Return the data exactly, with all pictures removed.

[Given material start]

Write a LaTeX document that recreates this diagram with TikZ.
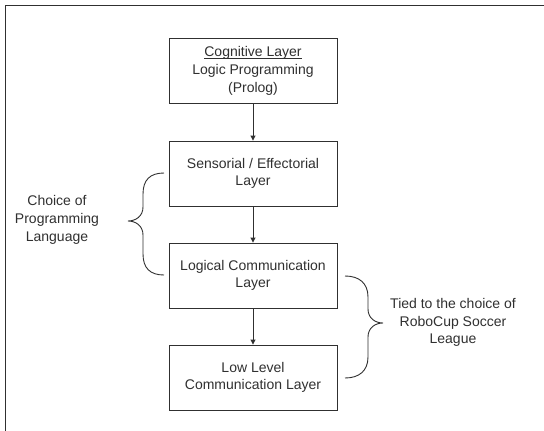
\documentclass[tikz,border=0pt]{standalone}
\usepackage{fontspec}
\setmainfont{Liberation Sans}
\usetikzlibrary{arrows.meta}
\definecolor{ln}{HTML}{303030}
\newcommand\myul[1]{\setbox0\hbox{#1}\rlap{\rule[-2pt]{\wd0}{0.7pt}}\box0}
\begin{document}
\begin{tikzpicture}[x=1pt,y=-1pt,
  layer/.style={draw=ln,line width=0.9pt,minimum width=168pt,minimum height=65pt,inner sep=0pt,align=center,font=\fontsize{14}{17.7}\selectfont,text=ln},
  lbl/.style={align=center,font=\fontsize{14}{17.7}\selectfont,text=ln},
  conn/.style={draw=ln,line width=0.9pt,-{Triangle[length=5pt,width=5pt]}},
  brace/.style={draw=ln,line width=0.9pt}]
\useasboundingbox (0,0) rectangle (544,431);
\fill[white] (0,0) rectangle (544,431);
\draw[ln,line width=0.9pt] (5,431) -- (5,5) -- (544,5);
\node[layer] (c) at (253,71) {\myul{Cognitive Layer}\\Logic Programming\\(Prolog)};
\node[layer] (s) at (253,173.5) {Sensorial / Effectorial\\Layer};
\node[layer] (l) at (253,275.5) {Logical Communication\\Layer};
\node[layer] (w) at (253,377.5) {Low Level\\Communication Layer};
\draw[conn] (c) -- (s);
\draw[conn] (s) -- (l);
\draw[conn] (l) -- (w);
\node[lbl] (t1) at (57,220) {Choice of\\Programming\\Language};
\node[lbl] (t2) at (453,322.5) {Tied to the choice of\\RoboCup Soccer\\League};
\coordinate (a1) at (164,173);
\coordinate (a2) at (164,275);
\coordinate (at) at (128,221);
\draw[brace] (a1) .. controls (150,173) and (143,180) .. (143,194) -- (143,207)
  .. controls (143,216) and (136,221) .. (at)
  .. controls (136,221) and (143,226) .. (143,235) -- (143,254)
  .. controls (143,268) and (150,275) .. (a2);
\coordinate (b1) at (345,276);
\coordinate (b2) at (345,378);
\coordinate (bt) at (383,323);
\draw[brace] (b1) .. controls (359,276) and (368,283) .. (368,297) -- (368,309)
  .. controls (368,318) and (375,323) .. (bt)
  .. controls (375,323) and (368,328) .. (368,337) -- (368,357)
  .. controls (368,371) and (359,378) .. (b2);
\end{tikzpicture}
\end{document}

[Given material end]

Task solution:
Write a LaTeX document that recreates this diagram with TikZ.
\documentclass[tikz,border=0pt]{standalone}
\usepackage{fontspec}
\setmainfont{Liberation Sans}
\usetikzlibrary{arrows.meta}
\definecolor{ln}{HTML}{303030}
\newcommand\myul[1]{\setbox0\hbox{#1}\rlap{\rule[-2pt]{\wd0}{0.7pt}}\box0}
\begin{document}
\begin{tikzpicture}[x=1pt,y=-1pt,
  layer/.style={draw=ln,line width=0.9pt,minimum width=168pt,minimum height=65pt,inner sep=0pt,align=center,font=\fontsize{14}{17.7}\selectfont,text=ln},
  lbl/.style={align=center,font=\fontsize{14}{17.7}\selectfont,text=ln},
  conn/.style={draw=ln,line width=0.9pt,-{Triangle[length=5pt,width=5pt]}},
  brace/.style={draw=ln,line width=0.9pt}]
\useasboundingbox (0,0) rectangle (544,431);
\fill[white] (0,0) rectangle (544,431);
\draw[ln,line width=0.9pt] (5,431) -- (5,5) -- (544,5);
\node[layer] (c) at (253,71) {\myul{Cognitive Layer}\\Logic Programming\\(Prolog)};
\node[layer] (s) at (253,173.5) {Sensorial / Effectorial\\Layer};
\node[layer] (l) at (253,275.5) {Logical Communication\\Layer};
\node[layer] (w) at (253,377.5) {Low Level\\Communication Layer};
\draw[conn] (c) -- (s);
\draw[conn] (s) -- (l);
\draw[conn] (l) -- (w);
\node[lbl] (t1) at (57,220) {Choice of\\Programming\\Language};
\node[lbl] (t2) at (453,322.5) {Tied to the choice of\\RoboCup Soccer\\League};
\coordinate (a1) at (164,173);
\coordinate (a2) at (164,275);
\coordinate (at) at (128,221);
\draw[brace] (a1) .. controls (150,173) and (143,180) .. (143,194) -- (143,207)
  .. controls (143,216) and (136,221) .. (at)
  .. controls (136,221) and (143,226) .. (143,235) -- (143,254)
  .. controls (143,268) and (150,275) .. (a2);
\coordinate (b1) at (345,276);
\coordinate (b2) at (345,378);
\coordinate (bt) at (383,323);
\draw[brace] (b1) .. controls (359,276) and (368,283) .. (368,297) -- (368,309)
  .. controls (368,318) and (375,323) .. (bt)
  .. controls (375,323) and (368,328) .. (368,337) -- (368,357)
  .. controls (368,371) and (359,378) .. (b2);
\end{tikzpicture}
\end{document}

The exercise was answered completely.